Only one span of the listing below is wanted: the lines from the one with "Recreate this image" through the one with "in zip(days, dates)])", reproduced exactly, both ends kept.

===== PROVIDED RECORDS

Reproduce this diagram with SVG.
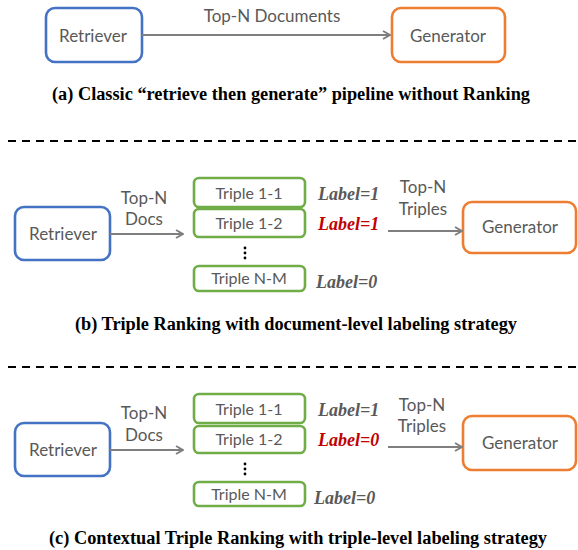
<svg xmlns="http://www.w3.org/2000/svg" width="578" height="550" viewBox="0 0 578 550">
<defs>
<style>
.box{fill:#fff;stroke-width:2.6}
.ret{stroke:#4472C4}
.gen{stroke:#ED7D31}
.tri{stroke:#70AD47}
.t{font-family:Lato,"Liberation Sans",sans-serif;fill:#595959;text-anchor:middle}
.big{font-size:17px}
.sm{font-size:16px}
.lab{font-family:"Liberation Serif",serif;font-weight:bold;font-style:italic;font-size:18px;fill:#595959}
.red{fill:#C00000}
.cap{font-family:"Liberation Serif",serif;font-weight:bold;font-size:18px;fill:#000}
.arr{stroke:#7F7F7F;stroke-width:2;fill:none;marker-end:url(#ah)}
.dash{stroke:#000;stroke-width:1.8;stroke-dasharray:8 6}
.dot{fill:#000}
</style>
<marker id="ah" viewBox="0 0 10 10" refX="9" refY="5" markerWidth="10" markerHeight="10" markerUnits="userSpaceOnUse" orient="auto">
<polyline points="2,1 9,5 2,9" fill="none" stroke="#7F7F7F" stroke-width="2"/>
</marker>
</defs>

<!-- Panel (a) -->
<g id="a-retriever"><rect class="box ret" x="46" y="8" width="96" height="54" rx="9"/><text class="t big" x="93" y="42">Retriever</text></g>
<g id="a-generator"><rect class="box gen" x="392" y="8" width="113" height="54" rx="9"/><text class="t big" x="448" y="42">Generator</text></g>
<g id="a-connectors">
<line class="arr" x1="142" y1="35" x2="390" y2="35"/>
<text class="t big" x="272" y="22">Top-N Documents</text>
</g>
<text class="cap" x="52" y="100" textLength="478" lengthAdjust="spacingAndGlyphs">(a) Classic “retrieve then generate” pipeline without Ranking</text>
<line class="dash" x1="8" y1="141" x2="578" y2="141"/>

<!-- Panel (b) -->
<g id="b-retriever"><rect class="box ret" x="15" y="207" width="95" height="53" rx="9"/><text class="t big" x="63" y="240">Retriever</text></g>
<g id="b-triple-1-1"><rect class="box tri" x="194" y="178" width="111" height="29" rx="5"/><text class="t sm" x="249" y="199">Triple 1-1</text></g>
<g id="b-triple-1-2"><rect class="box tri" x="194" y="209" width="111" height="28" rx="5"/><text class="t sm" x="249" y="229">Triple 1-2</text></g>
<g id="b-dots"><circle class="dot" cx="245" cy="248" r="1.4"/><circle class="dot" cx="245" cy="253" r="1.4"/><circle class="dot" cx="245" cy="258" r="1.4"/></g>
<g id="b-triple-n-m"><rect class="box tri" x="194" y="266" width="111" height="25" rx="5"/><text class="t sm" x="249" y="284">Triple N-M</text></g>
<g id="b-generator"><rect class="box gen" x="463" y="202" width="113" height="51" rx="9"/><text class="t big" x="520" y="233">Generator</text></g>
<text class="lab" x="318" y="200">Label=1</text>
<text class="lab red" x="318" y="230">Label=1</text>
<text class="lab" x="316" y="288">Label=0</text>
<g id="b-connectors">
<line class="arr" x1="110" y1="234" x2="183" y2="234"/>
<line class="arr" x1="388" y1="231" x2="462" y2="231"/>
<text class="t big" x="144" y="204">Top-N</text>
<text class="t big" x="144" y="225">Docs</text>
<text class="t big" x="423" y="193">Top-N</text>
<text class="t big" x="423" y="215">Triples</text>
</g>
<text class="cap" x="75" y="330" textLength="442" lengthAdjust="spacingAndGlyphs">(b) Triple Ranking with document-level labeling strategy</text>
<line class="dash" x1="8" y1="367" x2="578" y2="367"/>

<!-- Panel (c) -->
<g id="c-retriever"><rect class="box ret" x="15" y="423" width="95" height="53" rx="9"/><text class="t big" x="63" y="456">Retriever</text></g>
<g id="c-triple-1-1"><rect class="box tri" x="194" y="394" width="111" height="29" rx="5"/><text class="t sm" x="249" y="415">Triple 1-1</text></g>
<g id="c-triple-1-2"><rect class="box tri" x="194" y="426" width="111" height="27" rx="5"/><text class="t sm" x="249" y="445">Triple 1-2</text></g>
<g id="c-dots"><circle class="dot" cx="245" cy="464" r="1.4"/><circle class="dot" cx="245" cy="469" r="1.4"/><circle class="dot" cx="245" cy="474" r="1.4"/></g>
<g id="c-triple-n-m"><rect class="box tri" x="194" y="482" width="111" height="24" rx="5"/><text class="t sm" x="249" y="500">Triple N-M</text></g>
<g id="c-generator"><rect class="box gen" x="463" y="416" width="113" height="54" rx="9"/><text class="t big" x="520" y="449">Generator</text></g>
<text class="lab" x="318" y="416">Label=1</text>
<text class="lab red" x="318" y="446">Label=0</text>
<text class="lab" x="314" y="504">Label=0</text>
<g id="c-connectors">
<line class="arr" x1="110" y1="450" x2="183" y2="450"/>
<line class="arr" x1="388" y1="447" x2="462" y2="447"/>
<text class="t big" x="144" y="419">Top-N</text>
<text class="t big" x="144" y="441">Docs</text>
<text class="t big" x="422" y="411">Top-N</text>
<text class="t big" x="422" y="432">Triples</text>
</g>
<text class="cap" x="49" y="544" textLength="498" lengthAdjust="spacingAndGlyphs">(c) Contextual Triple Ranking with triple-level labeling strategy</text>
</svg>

==========
===== PROVIDED RECORDS

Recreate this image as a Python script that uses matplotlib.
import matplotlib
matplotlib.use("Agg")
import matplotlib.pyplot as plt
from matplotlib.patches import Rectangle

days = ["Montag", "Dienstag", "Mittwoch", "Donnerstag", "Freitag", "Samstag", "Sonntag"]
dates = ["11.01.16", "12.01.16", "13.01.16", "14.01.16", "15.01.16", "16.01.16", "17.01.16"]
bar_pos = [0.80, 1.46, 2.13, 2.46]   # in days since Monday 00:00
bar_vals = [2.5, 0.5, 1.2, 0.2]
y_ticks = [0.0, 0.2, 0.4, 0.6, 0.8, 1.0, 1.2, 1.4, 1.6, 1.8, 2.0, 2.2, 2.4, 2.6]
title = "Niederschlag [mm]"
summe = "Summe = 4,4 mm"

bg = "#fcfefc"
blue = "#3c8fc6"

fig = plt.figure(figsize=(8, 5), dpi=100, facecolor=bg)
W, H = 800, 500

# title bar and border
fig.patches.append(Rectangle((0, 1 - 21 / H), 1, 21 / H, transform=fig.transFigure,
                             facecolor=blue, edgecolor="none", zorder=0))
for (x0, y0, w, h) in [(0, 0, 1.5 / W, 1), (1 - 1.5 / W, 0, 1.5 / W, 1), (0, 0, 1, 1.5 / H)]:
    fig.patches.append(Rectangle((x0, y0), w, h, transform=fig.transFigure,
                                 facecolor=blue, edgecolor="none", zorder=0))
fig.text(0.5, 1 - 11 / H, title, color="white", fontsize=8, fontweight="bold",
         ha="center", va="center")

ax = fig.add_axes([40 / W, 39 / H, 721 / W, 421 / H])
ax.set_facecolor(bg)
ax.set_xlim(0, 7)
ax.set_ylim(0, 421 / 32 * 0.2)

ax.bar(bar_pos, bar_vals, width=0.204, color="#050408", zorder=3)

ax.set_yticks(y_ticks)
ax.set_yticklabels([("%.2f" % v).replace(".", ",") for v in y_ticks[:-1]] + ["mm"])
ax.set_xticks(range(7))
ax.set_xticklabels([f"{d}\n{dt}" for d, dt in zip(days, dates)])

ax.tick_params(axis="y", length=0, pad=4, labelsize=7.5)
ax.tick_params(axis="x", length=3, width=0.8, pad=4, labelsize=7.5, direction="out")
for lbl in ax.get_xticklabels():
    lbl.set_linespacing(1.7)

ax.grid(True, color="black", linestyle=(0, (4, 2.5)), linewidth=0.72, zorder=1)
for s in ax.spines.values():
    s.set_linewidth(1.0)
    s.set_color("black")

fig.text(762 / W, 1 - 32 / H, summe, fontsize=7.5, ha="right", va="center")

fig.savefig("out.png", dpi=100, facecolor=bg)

==========

**REPLY:**
Recreate this image as a Python script that uses matplotlib.
import matplotlib
matplotlib.use("Agg")
import matplotlib.pyplot as plt
from matplotlib.patches import Rectangle

days = ["Montag", "Dienstag", "Mittwoch", "Donnerstag", "Freitag", "Samstag", "Sonntag"]
dates = ["11.01.16", "12.01.16", "13.01.16", "14.01.16", "15.01.16", "16.01.16", "17.01.16"]
bar_pos = [0.80, 1.46, 2.13, 2.46]   # in days since Monday 00:00
bar_vals = [2.5, 0.5, 1.2, 0.2]
y_ticks = [0.0, 0.2, 0.4, 0.6, 0.8, 1.0, 1.2, 1.4, 1.6, 1.8, 2.0, 2.2, 2.4, 2.6]
title = "Niederschlag [mm]"
summe = "Summe = 4,4 mm"

bg = "#fcfefc"
blue = "#3c8fc6"

fig = plt.figure(figsize=(8, 5), dpi=100, facecolor=bg)
W, H = 800, 500

# title bar and border
fig.patches.append(Rectangle((0, 1 - 21 / H), 1, 21 / H, transform=fig.transFigure,
                             facecolor=blue, edgecolor="none", zorder=0))
for (x0, y0, w, h) in [(0, 0, 1.5 / W, 1), (1 - 1.5 / W, 0, 1.5 / W, 1), (0, 0, 1, 1.5 / H)]:
    fig.patches.append(Rectangle((x0, y0), w, h, transform=fig.transFigure,
                                 facecolor=blue, edgecolor="none", zorder=0))
fig.text(0.5, 1 - 11 / H, title, color="white", fontsize=8, fontweight="bold",
         ha="center", va="center")

ax = fig.add_axes([40 / W, 39 / H, 721 / W, 421 / H])
ax.set_facecolor(bg)
ax.set_xlim(0, 7)
ax.set_ylim(0, 421 / 32 * 0.2)

ax.bar(bar_pos, bar_vals, width=0.204, color="#050408", zorder=3)

ax.set_yticks(y_ticks)
ax.set_yticklabels([("%.2f" % v).replace(".", ",") for v in y_ticks[:-1]] + ["mm"])
ax.set_xticks(range(7))
ax.set_xticklabels([f"{d}\n{dt}" for d, dt in zip(days, dates)])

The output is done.